A comeback mode of travel that saves both a travel day and a hotel night — what to actually expect and how to book it right.

Overnight trains have made a real comeback across Europe as more routes reopen, and for budget travelers they solve two problems at once: a long-distance travel day and a night's accommodation, combined into one ticket.

What a budget berth actually looks like

A "couchette" is a shared compartment with 4–6 bunks, basic and functional rather than luxurious, and the budget option on most routes at $30–70. A private sleeper compartment costs considerably more and generally isn't necessary unless privacy matters more to you than the savings.

What to actually pack for the ride

Earplugs and an eye mask are close to mandatory — couchette cars are noisy at stops and lit by corridor light. Bring your own snacks and water, since dining options are limited or absent on most overnight routes.

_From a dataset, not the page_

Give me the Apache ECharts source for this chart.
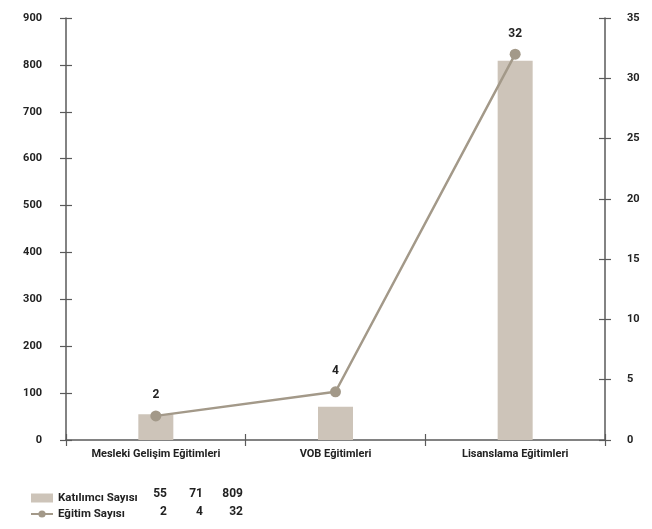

A padlock for your bag is a smart precaution in shared compartments.

Booking timing matters more here than for day trains

Popular overnight routes (Vienna–Venice, Paris–Nice-style routes, and similar) can sell out their cheapest berths 4–8 weeks ahead in peak season. Book earlier than you would for a daytime regional train.

Takeaway: A couchette berth booked several weeks ahead usually beats a budget flight plus a hotel night on total cost and hassle combined — treat it as a real transport option, not a novelty.